>> start Provided material
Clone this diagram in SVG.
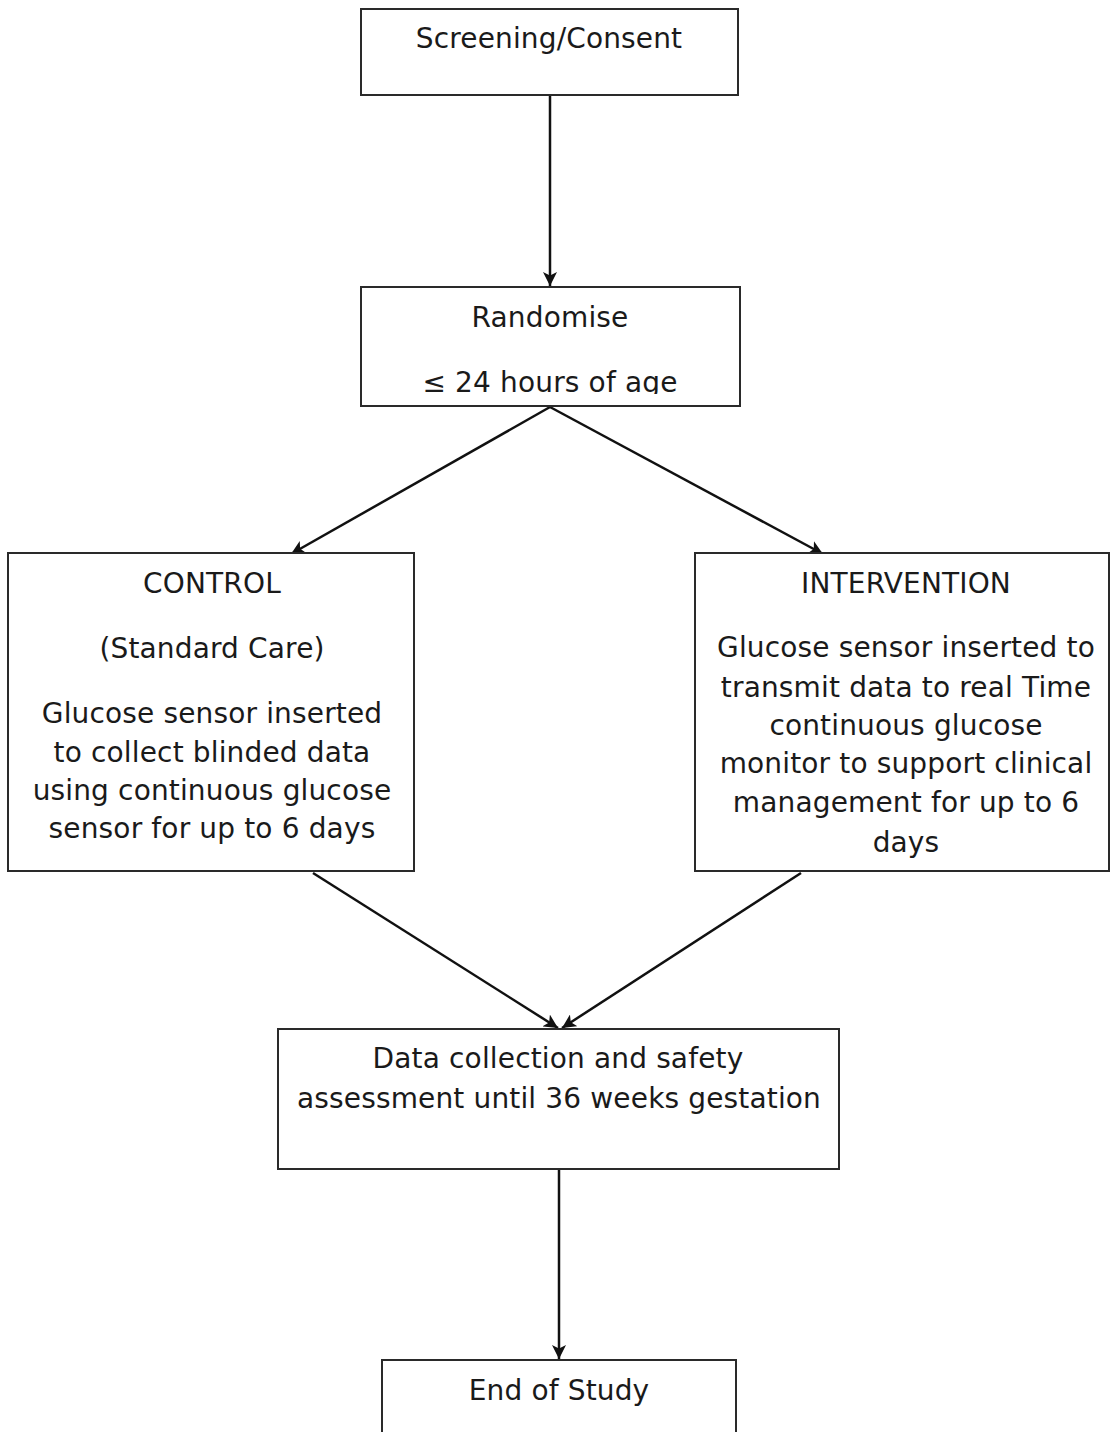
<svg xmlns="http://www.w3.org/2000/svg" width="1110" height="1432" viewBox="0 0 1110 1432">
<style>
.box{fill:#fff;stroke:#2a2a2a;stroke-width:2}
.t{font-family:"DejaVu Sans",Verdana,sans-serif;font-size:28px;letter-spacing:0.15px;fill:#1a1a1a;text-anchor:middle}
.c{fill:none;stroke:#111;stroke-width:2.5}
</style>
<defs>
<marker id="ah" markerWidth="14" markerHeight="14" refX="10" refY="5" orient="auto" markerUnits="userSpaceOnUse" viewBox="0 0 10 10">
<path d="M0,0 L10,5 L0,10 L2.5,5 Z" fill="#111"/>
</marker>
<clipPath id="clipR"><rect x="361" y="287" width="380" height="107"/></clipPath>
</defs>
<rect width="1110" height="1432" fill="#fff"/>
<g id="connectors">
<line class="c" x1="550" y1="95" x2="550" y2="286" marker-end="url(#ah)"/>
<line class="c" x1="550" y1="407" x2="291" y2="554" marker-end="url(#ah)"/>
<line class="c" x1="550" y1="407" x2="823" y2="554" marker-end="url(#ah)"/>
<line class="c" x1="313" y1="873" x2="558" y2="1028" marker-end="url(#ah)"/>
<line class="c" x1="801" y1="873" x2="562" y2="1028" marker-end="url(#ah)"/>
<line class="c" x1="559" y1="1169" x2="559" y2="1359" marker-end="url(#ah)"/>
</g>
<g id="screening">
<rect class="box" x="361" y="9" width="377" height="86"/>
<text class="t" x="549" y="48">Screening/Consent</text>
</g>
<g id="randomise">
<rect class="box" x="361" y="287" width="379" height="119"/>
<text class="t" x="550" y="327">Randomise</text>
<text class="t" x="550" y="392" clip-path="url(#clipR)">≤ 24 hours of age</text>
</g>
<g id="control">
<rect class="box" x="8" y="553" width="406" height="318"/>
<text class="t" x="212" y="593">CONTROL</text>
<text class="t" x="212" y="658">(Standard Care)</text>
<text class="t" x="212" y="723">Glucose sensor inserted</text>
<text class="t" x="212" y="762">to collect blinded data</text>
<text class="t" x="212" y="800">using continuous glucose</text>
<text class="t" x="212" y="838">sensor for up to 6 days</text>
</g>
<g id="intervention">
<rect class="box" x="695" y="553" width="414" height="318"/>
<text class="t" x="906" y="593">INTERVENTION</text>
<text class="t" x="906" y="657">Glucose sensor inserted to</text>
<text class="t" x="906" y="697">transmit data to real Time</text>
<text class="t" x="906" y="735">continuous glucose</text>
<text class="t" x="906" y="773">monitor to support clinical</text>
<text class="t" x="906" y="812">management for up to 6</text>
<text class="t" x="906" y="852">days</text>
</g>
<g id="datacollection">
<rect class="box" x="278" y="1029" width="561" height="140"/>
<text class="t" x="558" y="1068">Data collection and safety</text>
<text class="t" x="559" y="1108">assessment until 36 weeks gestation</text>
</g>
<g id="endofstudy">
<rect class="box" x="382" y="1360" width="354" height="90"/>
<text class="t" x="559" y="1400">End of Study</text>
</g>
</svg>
>> end Provided material
§ Exercise:
Give the data above again in full and unchanged, skipping the pictures.

§ Solution to this task:
Clone this diagram in SVG.
<svg xmlns="http://www.w3.org/2000/svg" width="1110" height="1432" viewBox="0 0 1110 1432">
<style>
.box{fill:#fff;stroke:#2a2a2a;stroke-width:2}
.t{font-family:"DejaVu Sans",Verdana,sans-serif;font-size:28px;letter-spacing:0.15px;fill:#1a1a1a;text-anchor:middle}
.c{fill:none;stroke:#111;stroke-width:2.5}
</style>
<defs>
<marker id="ah" markerWidth="14" markerHeight="14" refX="10" refY="5" orient="auto" markerUnits="userSpaceOnUse" viewBox="0 0 10 10">
<path d="M0,0 L10,5 L0,10 L2.5,5 Z" fill="#111"/>
</marker>
<clipPath id="clipR"><rect x="361" y="287" width="380" height="107"/></clipPath>
</defs>
<rect width="1110" height="1432" fill="#fff"/>
<g id="connectors">
<line class="c" x1="550" y1="95" x2="550" y2="286" marker-end="url(#ah)"/>
<line class="c" x1="550" y1="407" x2="291" y2="554" marker-end="url(#ah)"/>
<line class="c" x1="550" y1="407" x2="823" y2="554" marker-end="url(#ah)"/>
<line class="c" x1="313" y1="873" x2="558" y2="1028" marker-end="url(#ah)"/>
<line class="c" x1="801" y1="873" x2="562" y2="1028" marker-end="url(#ah)"/>
<line class="c" x1="559" y1="1169" x2="559" y2="1359" marker-end="url(#ah)"/>
</g>
<g id="screening">
<rect class="box" x="361" y="9" width="377" height="86"/>
<text class="t" x="549" y="48">Screening/Consent</text>
</g>
<g id="randomise">
<rect class="box" x="361" y="287" width="379" height="119"/>
<text class="t" x="550" y="327">Randomise</text>
<text class="t" x="550" y="392" clip-path="url(#clipR)">≤ 24 hours of age</text>
</g>
<g id="control">
<rect class="box" x="8" y="553" width="406" height="318"/>
<text class="t" x="212" y="593">CONTROL</text>
<text class="t" x="212" y="658">(Standard Care)</text>
<text class="t" x="212" y="723">Glucose sensor inserted</text>
<text class="t" x="212" y="762">to collect blinded data</text>
<text class="t" x="212" y="800">using continuous glucose</text>
<text class="t" x="212" y="838">sensor for up to 6 days</text>
</g>
<g id="intervention">
<rect class="box" x="695" y="553" width="414" height="318"/>
<text class="t" x="906" y="593">INTERVENTION</text>
<text class="t" x="906" y="657">Glucose sensor inserted to</text>
<text class="t" x="906" y="697">transmit data to real Time</text>
<text class="t" x="906" y="735">continuous glucose</text>
<text class="t" x="906" y="773">monitor to support clinical</text>
<text class="t" x="906" y="812">management for up to 6</text>
<text class="t" x="906" y="852">days</text>
</g>
<g id="datacollection">
<rect class="box" x="278" y="1029" width="561" height="140"/>
<text class="t" x="558" y="1068">Data collection and safety</text>
<text class="t" x="559" y="1108">assessment until 36 weeks gestation</text>
</g>
<g id="endofstudy">
<rect class="box" x="382" y="1360" width="354" height="90"/>
<text class="t" x="559" y="1400">End of Study</text>
</g>
</svg>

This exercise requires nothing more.